Tanti soprannomi, quale preferisci?

“Tutti, ma soprattutto ‘Pupi’ perché è associato alla mia Fondazione. Tutti mi conoscono così”.

La tua fondazione è un impegno che ti fa bene?

“Sì, ogni volta che torniamo in Argentina vediamo i ‘nostri’ bambini fare dei progressi. Per noi è il risultato più bello. E’ una bellissima responsabilità e ringrazio il popolo italiano perchè mi è stato vicino in tutte le iniziative che ho fatto”.

La scelta che ti ha cambiato la vita?

“Credo che in ogni momento della vita vadano fatte delle scelte. La mia vita è cambiato quando ho scelto di venire in Italia”.

Dietro un uomo di successo c’è sempre una grande donna.
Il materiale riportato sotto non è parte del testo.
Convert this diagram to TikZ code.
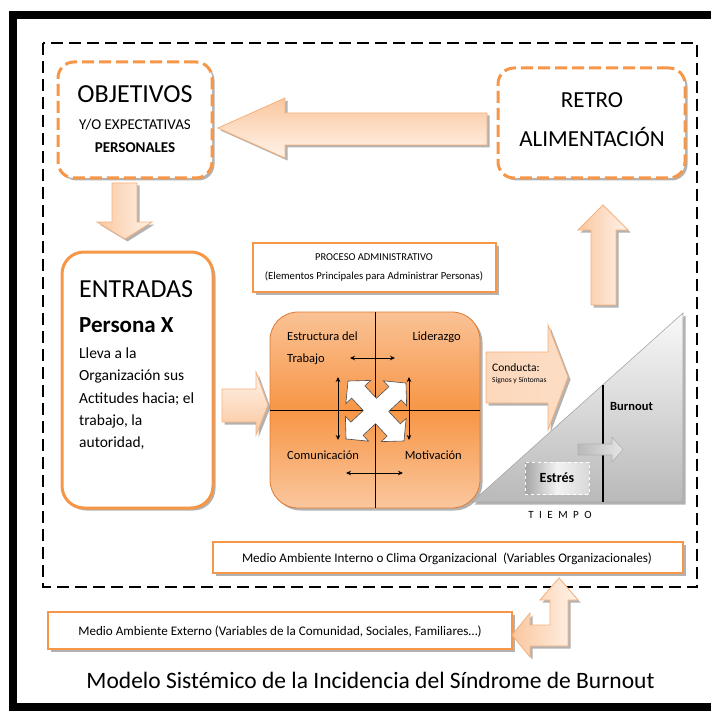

Vale anche per te?

“Sicuramente. Non sarei riuscito a fare niente di quello che ho fatto senza l’aiuto di Paula”.

L’errore più grande che hai fatto?

“Ne ho fatti tanti, ma sono serviti per crescere”.

A cena con un nemico per far pace: chi sceglieresti?

“Non so se ho nemici, è una brutta cosa individuare un nemico. Potrei andare a cena con tutti, anche se la pensiamo diversamente”.

La canzone che ami?

“Più bella cosa di Ramazzotti, mi fa sentire bene. Mi è capitato anche di cantarla con Eros.’Grazie di esistere’… e vale anche per l’Inter”.

Quando ti rivedremo in campo?

“Spero presto, sono nell’ultima fase di questo recupero lunghissimo. Ci siamo quasi”.

Ma per più partite?

“Sì, speriamo di sì…”

E dopo? Farai l’allenatore?

“No, vorrei fare qualcosa in società come dirigente ma la cosa più importante è restare legato all’Inter”.